↓↓↓

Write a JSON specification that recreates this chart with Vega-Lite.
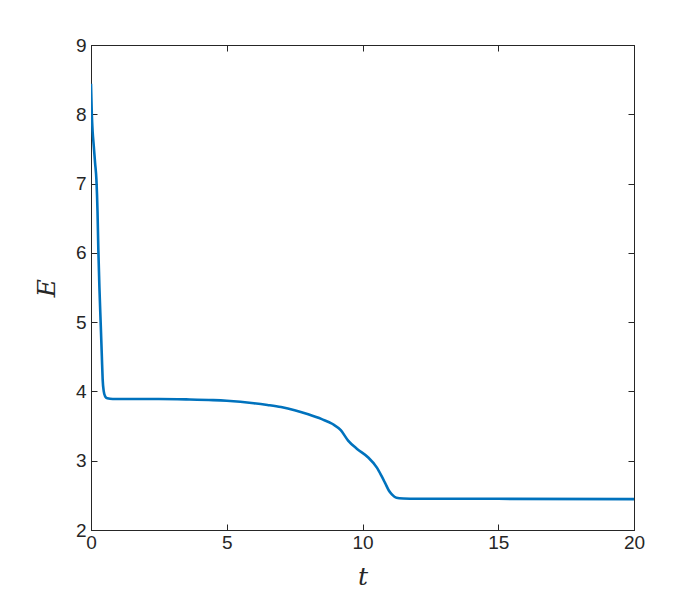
{
  "$schema": "https://vega.github.io/schema/vega-lite/v6.json",
  "autosize": {"type": "none"},
  "padding": {"left": 91, "top": 45, "right": 66, "bottom": 70},
  "width": 543,
  "height": 485,
  "background": "white",
  "config": {
    "view": {"stroke": "#262626", "strokeWidth": 1},
    "axis": {
      "grid": false,
      "domainColor": "#262626",
      "tickColor": "#262626",
      "tickSize": -6,
      "labelFlush": false,
      "labelFont": "Liberation Sans",
      "labelFontSize": 19,
      "labelColor": "#262626",
      "titleFont": "DejaVu Serif",
      "titleFontStyle": "italic",
      "titleFontWeight": "normal",
      "titleFontSize": 25,
      "titleColor": "#262626"
    }
  },
  "data": {"values": [
    {"t": 0, "E": 8.44},
    {"t": 0.03, "E": 8.0},
    {"t": 0.06, "E": 7.75},
    {"t": 0.1, "E": 7.55},
    {"t": 0.15, "E": 7.3},
    {"t": 0.2, "E": 7.05},
    {"t": 0.24, "E": 6.6},
    {"t": 0.27, "E": 6.05},
    {"t": 0.31, "E": 5.5},
    {"t": 0.36, "E": 4.95},
    {"t": 0.4, "E": 4.5},
    {"t": 0.43, "E": 4.17},
    {"t": 0.47, "E": 4.0},
    {"t": 0.52, "E": 3.93},
    {"t": 0.6, "E": 3.9},
    {"t": 0.8, "E": 3.89},
    {"t": 1.5, "E": 3.89},
    {"t": 2.5, "E": 3.89},
    {"t": 3.5, "E": 3.885},
    {"t": 4.5, "E": 3.875},
    {"t": 5, "E": 3.865},
    {"t": 5.5, "E": 3.85},
    {"t": 6, "E": 3.83},
    {"t": 6.5, "E": 3.805},
    {"t": 7, "E": 3.775},
    {"t": 7.5, "E": 3.73},
    {"t": 8, "E": 3.67},
    {"t": 8.5, "E": 3.6},
    {"t": 8.9, "E": 3.53},
    {"t": 9.2, "E": 3.44},
    {"t": 9.47, "E": 3.29},
    {"t": 9.8, "E": 3.17},
    {"t": 10.2, "E": 3.05},
    {"t": 10.53, "E": 2.9},
    {"t": 10.7, "E": 2.78},
    {"t": 10.83, "E": 2.68},
    {"t": 10.97, "E": 2.57},
    {"t": 11.09, "E": 2.51},
    {"t": 11.25, "E": 2.465},
    {"t": 11.5, "E": 2.455},
    {"t": 12, "E": 2.45},
    {"t": 15, "E": 2.45},
    {"t": 20, "E": 2.445}
  ]},
  "layer": [
    {
      "mark": {"type": "line", "color": "#0072BD", "strokeWidth": 2.6, "clip": true, "interpolate": "monotone"},
      "encoding": {
        "x": {"field": "t", "type": "quantitative", "scale": {"domain": [0, 20], "nice": false},
              "axis": {"title": "t", "values": [0, 5, 10, 15, 20], "labelPadding": 9, "titlePadding": 12}},
        "y": {"field": "E", "type": "quantitative", "scale": {"domain": [2, 9], "nice": false, "zero": false},
              "axis": {"title": "E", "values": [2, 3, 4, 5, 6, 7, 8, 9], "labelPadding": 11, "titlePadding": 16}}
      }
    },
    {
      "mark": {"type": "line", "opacity": 0},
      "encoding": {
        "x": {"field": "t", "type": "quantitative",
              "axis": {"orient": "top", "title": null, "labels": false, "values": [0, 5, 10, 15, 20]}},
        "y": {"field": "E", "type": "quantitative",
              "axis": {"orient": "right", "title": null, "labels": false, "values": [2, 3, 4, 5, 6, 7, 8, 9]}}
      }
    }
  ],
  "resolve": {"axis": {"x": "independent", "y": "independent"}}
}
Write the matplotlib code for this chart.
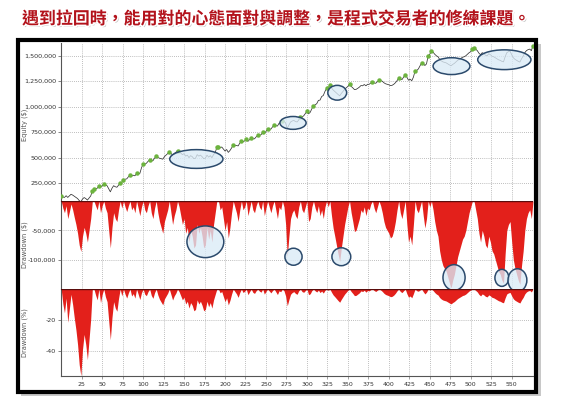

↑↑↑

• [TASK PROMPT]: Without including any picture, repeat the data exactly.

• [THE COMPLETED TASK]:
Write a JSON specification that recreates this chart with Vega-Lite.
{
  "$schema": "https://vega.github.io/schema/vega-lite/v6.json",
  "autosize": {"type": "none"},
  "padding": {"left": 91, "top": 45, "right": 66, "bottom": 70},
  "width": 543,
  "height": 485,
  "background": "white",
  "config": {
    "view": {"stroke": "#262626", "strokeWidth": 1},
    "axis": {
      "grid": false,
      "domainColor": "#262626",
      "tickColor": "#262626",
      "tickSize": -6,
      "labelFlush": false,
      "labelFont": "Liberation Sans",
      "labelFontSize": 19,
      "labelColor": "#262626",
      "titleFont": "DejaVu Serif",
      "titleFontStyle": "italic",
      "titleFontWeight": "normal",
      "titleFontSize": 25,
      "titleColor": "#262626"
    }
  },
  "data": {"values": [
    {"t": 0, "E": 8.44},
    {"t": 0.03, "E": 8.0},
    {"t": 0.06, "E": 7.75},
    {"t": 0.1, "E": 7.55},
    {"t": 0.15, "E": 7.3},
    {"t": 0.2, "E": 7.05},
    {"t": 0.24, "E": 6.6},
    {"t": 0.27, "E": 6.05},
    {"t": 0.31, "E": 5.5},
    {"t": 0.36, "E": 4.95},
    {"t": 0.4, "E": 4.5},
    {"t": 0.43, "E": 4.17},
    {"t": 0.47, "E": 4.0},
    {"t": 0.52, "E": 3.93},
    {"t": 0.6, "E": 3.9},
    {"t": 0.8, "E": 3.89},
    {"t": 1.5, "E": 3.89},
    {"t": 2.5, "E": 3.89},
    {"t": 3.5, "E": 3.885},
    {"t": 4.5, "E": 3.875},
    {"t": 5, "E": 3.865},
    {"t": 5.5, "E": 3.85},
    {"t": 6, "E": 3.83},
    {"t": 6.5, "E": 3.805},
    {"t": 7, "E": 3.775},
    {"t": 7.5, "E": 3.73},
    {"t": 8, "E": 3.67},
    {"t": 8.5, "E": 3.6},
    {"t": 8.9, "E": 3.53},
    {"t": 9.2, "E": 3.44},
    {"t": 9.47, "E": 3.29},
    {"t": 9.8, "E": 3.17},
    {"t": 10.2, "E": 3.05},
    {"t": 10.53, "E": 2.9},
    {"t": 10.7, "E": 2.78},
    {"t": 10.83, "E": 2.68},
    {"t": 10.97, "E": 2.57},
    {"t": 11.09, "E": 2.51},
    {"t": 11.25, "E": 2.465},
    {"t": 11.5, "E": 2.455},
    {"t": 12, "E": 2.45},
    {"t": 15, "E": 2.45},
    {"t": 20, "E": 2.445}
  ]},
  "layer": [
    {
      "mark": {"type": "line", "color": "#0072BD", "strokeWidth": 2.6, "clip": true, "interpolate": "monotone"},
      "encoding": {
        "x": {"field": "t", "type": "quantitative", "scale": {"domain": [0, 20], "nice": false},
              "axis": {"title": "t", "values": [0, 5, 10, 15, 20], "labelPadding": 9, "titlePadding": 12}},
        "y": {"field": "E", "type": "quantitative", "scale": {"domain": [2, 9], "nice": false, "zero": false},
              "axis": {"title": "E", "values": [2, 3, 4, 5, 6, 7, 8, 9], "labelPadding": 11, "titlePadding": 16}}
      }
    },
    {
      "mark": {"type": "line", "opacity": 0},
      "encoding": {
        "x": {"field": "t", "type": "quantitative",
              "axis": {"orient": "top", "title": null, "labels": false, "values": [0, 5, 10, 15, 20]}},
        "y": {"field": "E", "type": "quantitative",
              "axis": {"orient": "right", "title": null, "labels": false, "values": [2, 3, 4, 5, 6, 7, 8, 9]}}
      }
    }
  ],
  "resolve": {"axis": {"x": "independent", "y": "independent"}}
}
Write the matplotlib code for this chart.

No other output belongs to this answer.